--- start ---

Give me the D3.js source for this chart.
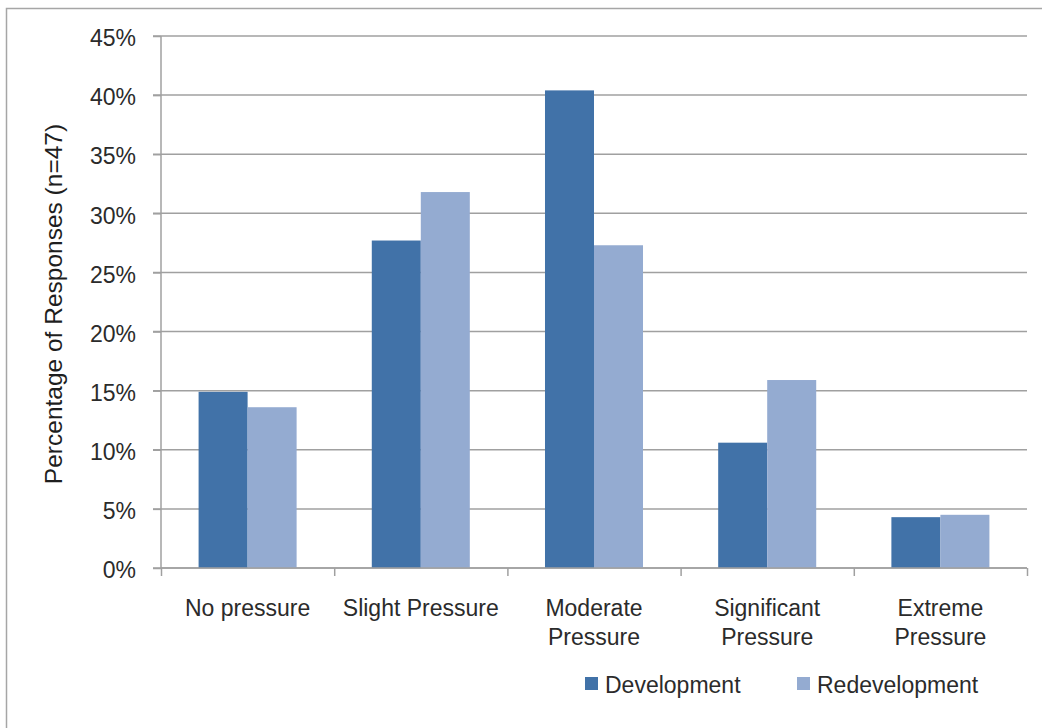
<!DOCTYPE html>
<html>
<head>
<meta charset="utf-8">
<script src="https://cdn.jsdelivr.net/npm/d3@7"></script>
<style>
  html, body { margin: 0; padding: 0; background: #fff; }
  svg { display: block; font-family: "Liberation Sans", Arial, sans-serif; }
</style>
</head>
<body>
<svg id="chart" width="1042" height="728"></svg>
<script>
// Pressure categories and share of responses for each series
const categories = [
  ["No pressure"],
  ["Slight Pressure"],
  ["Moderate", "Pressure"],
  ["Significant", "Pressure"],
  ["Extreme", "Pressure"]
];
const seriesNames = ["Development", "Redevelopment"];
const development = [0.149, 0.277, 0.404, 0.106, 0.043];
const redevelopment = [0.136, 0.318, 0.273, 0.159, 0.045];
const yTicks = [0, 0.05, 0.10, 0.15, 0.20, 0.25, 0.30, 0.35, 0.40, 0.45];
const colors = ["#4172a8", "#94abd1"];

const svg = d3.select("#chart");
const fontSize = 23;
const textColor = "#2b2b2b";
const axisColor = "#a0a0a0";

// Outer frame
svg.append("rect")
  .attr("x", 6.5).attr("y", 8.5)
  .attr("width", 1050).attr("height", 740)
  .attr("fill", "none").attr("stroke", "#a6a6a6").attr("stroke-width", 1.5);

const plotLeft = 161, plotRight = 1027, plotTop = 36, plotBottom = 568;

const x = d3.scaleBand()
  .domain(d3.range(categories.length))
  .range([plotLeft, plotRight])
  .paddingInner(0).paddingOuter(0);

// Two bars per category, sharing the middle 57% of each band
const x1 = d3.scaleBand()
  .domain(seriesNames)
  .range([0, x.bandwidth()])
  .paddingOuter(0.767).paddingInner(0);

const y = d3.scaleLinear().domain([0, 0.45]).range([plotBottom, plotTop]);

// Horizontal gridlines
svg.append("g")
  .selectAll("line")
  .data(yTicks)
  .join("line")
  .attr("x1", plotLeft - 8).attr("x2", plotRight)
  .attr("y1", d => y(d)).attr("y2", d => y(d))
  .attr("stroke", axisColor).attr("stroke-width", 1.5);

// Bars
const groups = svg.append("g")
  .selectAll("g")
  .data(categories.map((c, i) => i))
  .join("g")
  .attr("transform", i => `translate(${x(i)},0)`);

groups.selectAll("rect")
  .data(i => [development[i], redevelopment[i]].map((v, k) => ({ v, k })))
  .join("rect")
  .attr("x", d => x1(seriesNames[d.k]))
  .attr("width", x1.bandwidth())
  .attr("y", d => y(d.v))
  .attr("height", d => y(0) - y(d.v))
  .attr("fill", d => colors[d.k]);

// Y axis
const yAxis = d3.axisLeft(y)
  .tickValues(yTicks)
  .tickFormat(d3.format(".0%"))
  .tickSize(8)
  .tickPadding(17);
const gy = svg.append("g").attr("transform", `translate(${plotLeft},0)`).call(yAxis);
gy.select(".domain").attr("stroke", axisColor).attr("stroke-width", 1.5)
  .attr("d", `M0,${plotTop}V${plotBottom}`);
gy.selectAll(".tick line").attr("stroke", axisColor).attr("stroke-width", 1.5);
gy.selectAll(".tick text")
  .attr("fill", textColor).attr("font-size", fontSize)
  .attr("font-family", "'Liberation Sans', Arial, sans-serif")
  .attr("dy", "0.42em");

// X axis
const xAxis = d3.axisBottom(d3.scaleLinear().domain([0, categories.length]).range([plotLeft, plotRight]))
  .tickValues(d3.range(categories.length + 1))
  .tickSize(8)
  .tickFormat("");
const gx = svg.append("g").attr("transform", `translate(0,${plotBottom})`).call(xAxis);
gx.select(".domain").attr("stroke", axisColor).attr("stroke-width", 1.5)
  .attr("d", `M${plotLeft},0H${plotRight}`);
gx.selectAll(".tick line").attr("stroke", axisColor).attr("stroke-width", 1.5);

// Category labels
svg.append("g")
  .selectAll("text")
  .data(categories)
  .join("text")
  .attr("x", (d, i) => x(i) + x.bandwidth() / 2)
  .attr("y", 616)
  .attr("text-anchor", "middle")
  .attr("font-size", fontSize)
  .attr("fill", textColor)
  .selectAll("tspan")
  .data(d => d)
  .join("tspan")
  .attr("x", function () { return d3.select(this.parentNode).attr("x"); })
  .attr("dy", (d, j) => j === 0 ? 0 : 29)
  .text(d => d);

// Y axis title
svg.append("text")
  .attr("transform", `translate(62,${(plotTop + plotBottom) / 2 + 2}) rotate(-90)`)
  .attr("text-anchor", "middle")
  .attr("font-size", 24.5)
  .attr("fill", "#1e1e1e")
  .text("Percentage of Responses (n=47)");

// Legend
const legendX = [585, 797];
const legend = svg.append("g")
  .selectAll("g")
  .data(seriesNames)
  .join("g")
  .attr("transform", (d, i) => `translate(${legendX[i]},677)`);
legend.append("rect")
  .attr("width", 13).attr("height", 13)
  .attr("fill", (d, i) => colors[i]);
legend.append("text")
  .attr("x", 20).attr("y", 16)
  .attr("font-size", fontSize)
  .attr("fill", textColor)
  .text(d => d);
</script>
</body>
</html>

--- end ---

▶ _OBJECTIVE_: Give an exact reproduction of every line, leaving out any picture.

▶ _RESPONSE_:
Give me the D3.js source for this chart.
<!DOCTYPE html>
<html>
<head>
<meta charset="utf-8">
<script src="https://cdn.jsdelivr.net/npm/d3@7"></script>
<style>
  html, body { margin: 0; padding: 0; background: #fff; }
  svg { display: block; font-family: "Liberation Sans", Arial, sans-serif; }
</style>
</head>
<body>
<svg id="chart" width="1042" height="728"></svg>
<script>
// Pressure categories and share of responses for each series
const categories = [
  ["No pressure"],
  ["Slight Pressure"],
  ["Moderate", "Pressure"],
  ["Significant", "Pressure"],
  ["Extreme", "Pressure"]
];
const seriesNames = ["Development", "Redevelopment"];
const development = [0.149, 0.277, 0.404, 0.106, 0.043];
const redevelopment = [0.136, 0.318, 0.273, 0.159, 0.045];
const yTicks = [0, 0.05, 0.10, 0.15, 0.20, 0.25, 0.30, 0.35, 0.40, 0.45];
const colors = ["#4172a8", "#94abd1"];

const svg = d3.select("#chart");
const fontSize = 23;
const textColor = "#2b2b2b";
const axisColor = "#a0a0a0";

// Outer frame
svg.append("rect")
  .attr("x", 6.5).attr("y", 8.5)
  .attr("width", 1050).attr("height", 740)
  .attr("fill", "none").attr("stroke", "#a6a6a6").attr("stroke-width", 1.5);

const plotLeft = 161, plotRight = 1027, plotTop = 36, plotBottom = 568;

const x = d3.scaleBand()
  .domain(d3.range(categories.length))
  .range([plotLeft, plotRight])
  .paddingInner(0).paddingOuter(0);

// Two bars per category, sharing the middle 57% of each band
const x1 = d3.scaleBand()
  .domain(seriesNames)
  .range([0, x.bandwidth()])
  .paddingOuter(0.767).paddingInner(0);

const y = d3.scaleLinear().domain([0, 0.45]).range([plotBottom, plotTop]);

// Horizontal gridlines
svg.append("g")
  .selectAll("line")
  .data(yTicks)
  .join("line")
  .attr("x1", plotLeft - 8).attr("x2", plotRight)
  .attr("y1", d => y(d)).attr("y2", d => y(d))
  .attr("stroke", axisColor).attr("stroke-width", 1.5);

// Bars
const groups = svg.append("g")
  .selectAll("g")
  .data(categories.map((c, i) => i))
  .join("g")
  .attr("transform", i => `translate(${x(i)},0)`);

groups.selectAll("rect")
  .data(i => [development[i], redevelopment[i]].map((v, k) => ({ v, k })))
  .join("rect")
  .attr("x", d => x1(seriesNames[d.k]))
  .attr("width", x1.bandwidth())
  .attr("y", d => y(d.v))
  .attr("height", d => y(0) - y(d.v))
  .attr("fill", d => colors[d.k]);

// Y axis
const yAxis = d3.axisLeft(y)
  .tickValues(yTicks)
  .tickFormat(d3.format(".0%"))
  .tickSize(8)
  .tickPadding(17);
const gy = svg.append("g").attr("transform", `translate(${plotLeft},0)`).call(yAxis);
gy.select(".domain").attr("stroke", axisColor).attr("stroke-width", 1.5)
  .attr("d", `M0,${plotTop}V${plotBottom}`);
gy.selectAll(".tick line").attr("stroke", axisColor).attr("stroke-width", 1.5);
gy.selectAll(".tick text")
  .attr("fill", textColor).attr("font-size", fontSize)
  .attr("font-family", "'Liberation Sans', Arial, sans-serif")
  .attr("dy", "0.42em");

// X axis
const xAxis = d3.axisBottom(d3.scaleLinear().domain([0, categories.length]).range([plotLeft, plotRight]))
  .tickValues(d3.range(categories.length + 1))
  .tickSize(8)
  .tickFormat("");
const gx = svg.append("g").attr("transform", `translate(0,${plotBottom})`).call(xAxis);
gx.select(".domain").attr("stroke", axisColor).attr("stroke-width", 1.5)
  .attr("d", `M${plotLeft},0H${plotRight}`);
gx.selectAll(".tick line").attr("stroke", axisColor).attr("stroke-width", 1.5);

// Category labels
svg.append("g")
  .selectAll("text")
  .data(categories)
  .join("text")
  .attr("x", (d, i) => x(i) + x.bandwidth() / 2)
  .attr("y", 616)
  .attr("text-anchor", "middle")
  .attr("font-size", fontSize)
  .attr("fill", textColor)
  .selectAll("tspan")
  .data(d => d)
  .join("tspan")
  .attr("x", function () { return d3.select(this.parentNode).attr("x"); })
  .attr("dy", (d, j) => j === 0 ? 0 : 29)
  .text(d => d);

// Y axis title
svg.append("text")
  .attr("transform", `translate(62,${(plotTop + plotBottom) / 2 + 2}) rotate(-90)`)
  .attr("text-anchor", "middle")
  .attr("font-size", 24.5)
  .attr("fill", "#1e1e1e")
  .text("Percentage of Responses (n=47)");

// Legend
const legendX = [585, 797];
const legend = svg.append("g")
  .selectAll("g")
  .data(seriesNames)
  .join("g")
  .attr("transform", (d, i) => `translate(${legendX[i]},677)`);
legend.append("rect")
  .attr("width", 13).attr("height", 13)
  .attr("fill", (d, i) => colors[i]);
legend.append("text")
  .attr("x", 20).attr("y", 16)
  .attr("font-size", fontSize)
  .attr("fill", textColor)
  .text(d => d);
</script>
</body>
</html>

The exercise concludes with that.